One-Way System Example Embodiment

FIG. 4 illustrates an example embodiment of a single-SPD one-way QKD system 401 that employs optical assembly 100. In FIG. 4, like elements are given like reference numbers. For one-way system 401, light source 212 can either be a weak coherent pulses source (combination of laser and VOA), or a single photon source. In the case where light source 212 is a single photon source, the problem of double clicks is not so crucial.

In QKD system 401, both ALICE and BOB are formed from slightly modified versions the above-described bulk-optics assembly 100. Light source 212 is now optically coupled to input port P1 at Alice via optical fiber section F1, and SPD 232 is optically coupled to port P5 via optical fiber section F5 at BOB.

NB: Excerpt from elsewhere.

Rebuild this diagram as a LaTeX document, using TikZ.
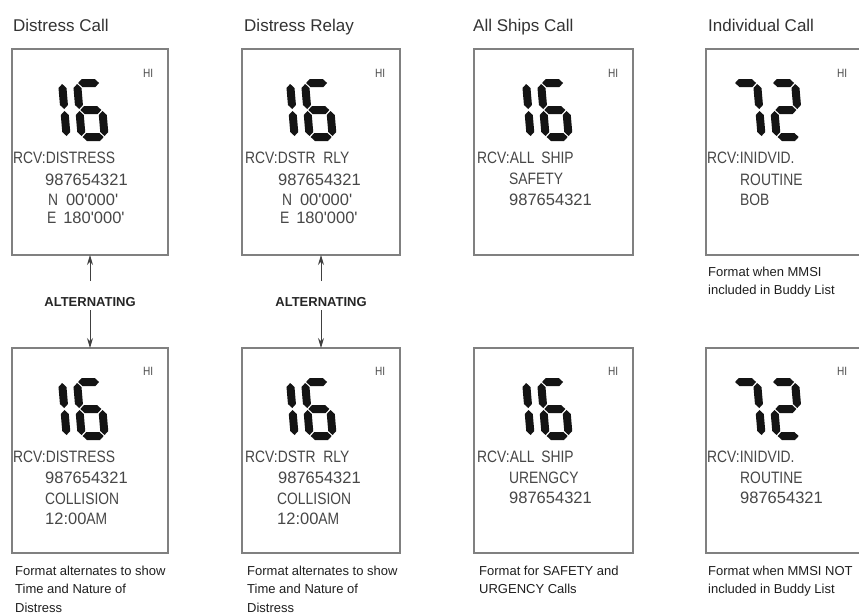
\documentclass[tikz,border=0pt]{standalone}
\usepackage{fontspec}
\setmainfont{Liberation Sans}
\newfontfamily\lcdfont[FakeStretch=0.84]{Liberation Sans}
\newfontfamily\lcdnum{Liberation Sans}
\usetikzlibrary{arrows.meta}
\newcommand\dg[1]{{\lcdnum #1}}
% seven segment pieces (local frame, y up, cell 31 x 62)
\newcommand\SA{\fill[seg] (5,58)--(9,62)--(22,62)--(26,58)--(22,54)--(9,54)--cycle;}
\newcommand\SG{\fill[seg] (5,31)--(9,35)--(22,35)--(26,31)--(22,27)--(9,27)--cycle;}
\newcommand\SD{\fill[seg] (5,4)--(9,8)--(22,8)--(26,4)--(22,0)--(9,0)--cycle;}
\newcommand\SB{\fill[seg] (27,32)--(31,36)--(31,53)--(27,57)--(23,53)--(23,36)--cycle;}
\newcommand\SC{\fill[seg] (27,5)--(31,9)--(31,26)--(27,30)--(23,26)--(23,9)--cycle;}
\newcommand\SF{\fill[seg] (4,32)--(8,36)--(8,53)--(4,57)--(0,53)--(0,36)--cycle;}
\newcommand\SE{\fill[seg] (4,5)--(8,9)--(8,26)--(4,30)--(0,26)--(0,9)--cycle;}
\newcommand\sevenseg[3]{\begin{scope}[shift={(#1,#2)},yscale=-1,xslant=0.085]#3\end{scope}}
\newcommand\digOne[2]{\sevenseg{#1}{#2}{\SB\SC}}
\newcommand\digSix[2]{\sevenseg{#1}{#2}{\SA\SF\SG\SE\SC\SD}}
\newcommand\digSeven[2]{\sevenseg{#1}{#2}{\SA\SB\SC}}
\newcommand\digTwo[2]{\sevenseg{#1}{#2}{\SA\SB\SG\SE\SD}}
\begin{document}
\begin{tikzpicture}[x=1pt,y=-1pt,
  lcdbox/.style={draw=black!50, line width=1.4pt, minimum width=#1, minimum height=206pt, inner sep=0pt, outer sep=0pt, anchor=north west},
  titletxt/.style={anchor=base west, inner sep=0pt, text=black!80, font=\fontsize{17}{17}\selectfont},
  lcdtxt/.style={anchor=base west, inner sep=0pt, text=black!72, font=\lcdfont\fontsize{16.5}{16.5}\selectfont},
  hitxt/.style={anchor=base west, inner sep=0pt, text=black!70, font=\lcdfont\fontsize{12}{12}\selectfont},
  captxt/.style={anchor=base west, inner sep=0pt, text=black!88, font=\fontsize{13}{13}\selectfont},
  alttxt/.style={inner sep=0pt, text=black!85, font=\bfseries\fontsize{13}{13}\selectfont},
  arr/.style={draw=black!75, line width=0.9pt, -{Stealth[length=10pt,width=6pt]}},
  seg/.style={fill=black!92, draw=none}]
\useasboundingbox (0,0) rectangle (859,614);
\fill[white] (0,0) rectangle (859,614);
\clip (0,0) rectangle (859,614);

% titles
\node[titletxt] (t1) at (13,31) {Distress Call};
\node[titletxt] (t2) at (244,31) {Distress Relay};
\node[titletxt] (t3) at (473,31) {All Ships Call};
\node[titletxt] (t4) at (708,31) {Individual Call};

% boxes
\node[lcdbox=156pt] (b1t) at (12,49) {};
\node[lcdbox=158pt] (b2t) at (242,49) {};
\node[lcdbox=159pt] (b3t) at (474,49) {};
\node[lcdbox=158pt] (b4t) at (706,49) {};
\node[lcdbox=156pt, minimum height=205pt] (b1b) at (12,348) {};
\node[lcdbox=158pt, minimum height=205pt] (b2b) at (242,348) {};
\node[lcdbox=159pt, minimum height=205pt] (b3b) at (474,348) {};
\node[lcdbox=158pt, minimum height=205pt] (b4b) at (706,348) {};

% digits
\digOne{40}{141}\digSix{78}{141}
\digOne{268}{141}\digSix{306}{141}
\digOne{504}{141}\digSix{542}{141}
\digSeven{735}{141}\digTwo{773}{141}
\digOne{40}{440}\digSix{78}{440}
\digOne{268}{440}\digSix{306}{440}
\digOne{504}{440}\digSix{542}{440}
\digSeven{735}{440}\digTwo{773}{440}

% HI
\node[hitxt] (h1t) at (143,77) {HI};
\node[hitxt] (h2t) at (375,77) {HI};
\node[hitxt] (h3t) at (608,77) {HI};
\node[hitxt] (h4t) at (837,77) {HI};
\node[hitxt] (h1b) at (143,375) {HI};
\node[hitxt] (h2b) at (375,375) {HI};
\node[hitxt] (h3b) at (608,375) {HI};
\node[hitxt] (h4b) at (837,375) {HI};

% box 1 top
\node[lcdtxt] (l1a) at (13,163) {RCV:DISTRESS};
\node[lcdtxt] (l1b) at (45,185) {\dg{987654321}};
\node[lcdtxt] (l1c) at (48,205) {N\hspace{4pt} \dg{00'000'}};
\node[lcdtxt] (l1d) at (47,223) {E\hspace{3pt} \dg{180'000'}};
% box 1 bottom
\node[lcdtxt] (m1a) at (13,462) {RCV:DISTRESS};
\node[lcdtxt] (m1b) at (45,483) {\dg{987654321}};
\node[lcdtxt] (m1c) at (45,504) {COLLISION};
\node[lcdtxt] (m1d) at (45,524) {\dg{12:00}AM};
% box 2 top
\node[lcdtxt] (l2a) at (245,163) {RCV:DSTR\hspace{4pt} RLY};
\node[lcdtxt] (l2b) at (278,185) {\dg{987654321}};
\node[lcdtxt] (l2c) at (282,205) {N\hspace{4pt} \dg{00'000'}};
\node[lcdtxt] (l2d) at (280,223) {E\hspace{3pt} \dg{180'000'}};
% box 2 bottom
\node[lcdtxt] (m2a) at (245,462) {RCV:DSTR\hspace{4pt} RLY};
\node[lcdtxt] (m2b) at (278,483) {\dg{987654321}};
\node[lcdtxt] (m2c) at (277,504) {COLLISION};
\node[lcdtxt] (m2d) at (277,524) {\dg{12:00}AM};
% box 3
\node[lcdtxt] (l3a) at (477,163) {RCV:ALL\hspace{3pt} SHIP};
\node[lcdtxt] (l3b) at (509,184) {SAFETY};
\node[lcdtxt] (l3c) at (509,205) {\dg{987654321}};
\node[lcdtxt] (m3a) at (477,462) {RCV:ALL\hspace{3pt} SHIP};
\node[lcdtxt] (m3b) at (509,483) {URENGCY};
\node[lcdtxt] (m3c) at (509,503) {\dg{987654321}};
% box 4
\node[lcdtxt] (l4a) at (707,163) {RCV:INIDVID.};
\node[lcdtxt] (l4b) at (740,185) {ROUTINE};
\node[lcdtxt] (l4c) at (740,205) {BOB};
\node[lcdtxt] (m4a) at (707,462) {RCV:INIDVID.};
\node[lcdtxt] (m4b) at (740,483) {ROUTINE};
\node[lcdtxt] (m4c) at (740,503) {\dg{987654321}};

% alternating labels and arrows
\node[alttxt] (alt1) at (90,302.5) {ALTERNATING};
\node[alttxt] (alt2) at (321,302.5) {ALTERNATING};
\coordinate (a1u) at (90,281);
\coordinate (a1d) at (90,310);
\coordinate (a2u) at (321,281);
\coordinate (a2d) at (321,310);
\draw[arr] (a1u) -- (b1t.south);
\draw[arr] (a1d) -- (b1b.north);
\draw[arr] (a2u) -- (b2t.south);
\draw[arr] (a2d) -- (b2b.north);

% captions
\node[captxt] (c1a) at (15,575) {Format alternates to show};
\node[captxt] (c1b) at (15,593.5) {Time and Nature of};
\node[captxt] (c1c) at (15,612) {Distress};
\node[captxt] (c2a) at (247,575) {Format alternates to show};
\node[captxt] (c2b) at (247,593.5) {Time and Nature of};
\node[captxt] (c2c) at (247,612) {Distress};
\node[captxt] (c3a) at (479,575) {Format for SAFETY and};
\node[captxt] (c3b) at (479,593.5) {URGENCY Calls};
\node[captxt] (c4a) at (708,276) {Format when MMSI};
\node[captxt] (c4b) at (708,294) {included in Buddy List};
\node[captxt] (c4c) at (708,575) {Format when MMSI NOT};
\node[captxt] (c4d) at (708,593.5) {included in Buddy List};
\end{tikzpicture}
\end{document}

Alice also includes a controller 80 operably coupled to light source 212 to control the generation of pulses P0. Controller 80 also includes an RNG 82 that drives ALICE's modulator 220 as described above in connection with QKD system 101. Controllers 250 and 80 are coupled by a synchronization (“sync”) channel SC that coordinates the operation of the ALICE and BOB. In an example embodiment, sync channel SC travels over optical fiber link F4 connecting ALICE and BOB.

In the foregoing Detailed Description, various features are grouped together in various example embodiments for ease of understanding. The many features and advantages of the present invention are apparent from the detailed specification, and, thus, it is intended by the appended claims to cover all such features and advantages of the described apparatus that follow the true spirit and scope of the invention. Furthermore, since numerous modifications and changes will readily occur to those of skill in the art, it is not desired to limit the invention to the exact construction, operation and example embodiments described herein. Accordingly, other embodiments are within the scope of the appended claims.

Claims

1. A method of using a single single-photon detector (SPD) in a quantum key distribution (QKD) system, comprising: modulating a phase of a quantum signal a first time at a first QKD station by applying a first phase modulation randomly selected from a set of four possible phase modulations; and at a second QKD station operably coupled to the first QKD station and having the single SPD, modulating the phase of the quantum signal a second time by applying a second phase modulation randomly selected from the set of four possible phase modulations.

2. The method of claim 1, further including forming a quantum key by: recording the first and second phase modulations for each of a plurality of quantum signals and forming a sifted key therefrom; performing error correction on the sifted key; and performing privacy amplification on the error-corrected key to form the quantum key.

3. A method of detecting quantum signals in a quantum key distribution (QKD) station having a single single-photon detector (SPD), comprising: applying a first phase modulation to each quantum signal at a first QKD station operably coupled to a second QKD station; applying a second phase modulation to each quantum signal at the second QKD station; detecting the twice-modulated quantum signal with the single SPD; and wherein the first and second phase modulations are each randomly selected from one set of four possible phase modulations.

4. The method of claim 3, including: sending the once-modulated quantum signal through a bulk-optics assembly in the first QKD station, the bulk-optics assembly adapted to receive the once-modulated quantum signal, provide said second phase modulation to form the twice-modulated quantum signal, and directing the twice-modulated quantum signal to the single SPD.

5. The method of claim 3, further including forming a quantum key by: recording the first and second phase modulations for each of a plurality of quantum signals to forming therefrom a sifted key; performing error correction on sifted key; and performing privacy amplification on the error-corrected key to form the quantum key.

6. The method according to claim 3, wherein the first QKD station includes an optical assembly consisting of two beamsplitters.

7. The method according to claim 3, wherein the first and second QKD stations each include an optical assembly consisting of two beamsplitters.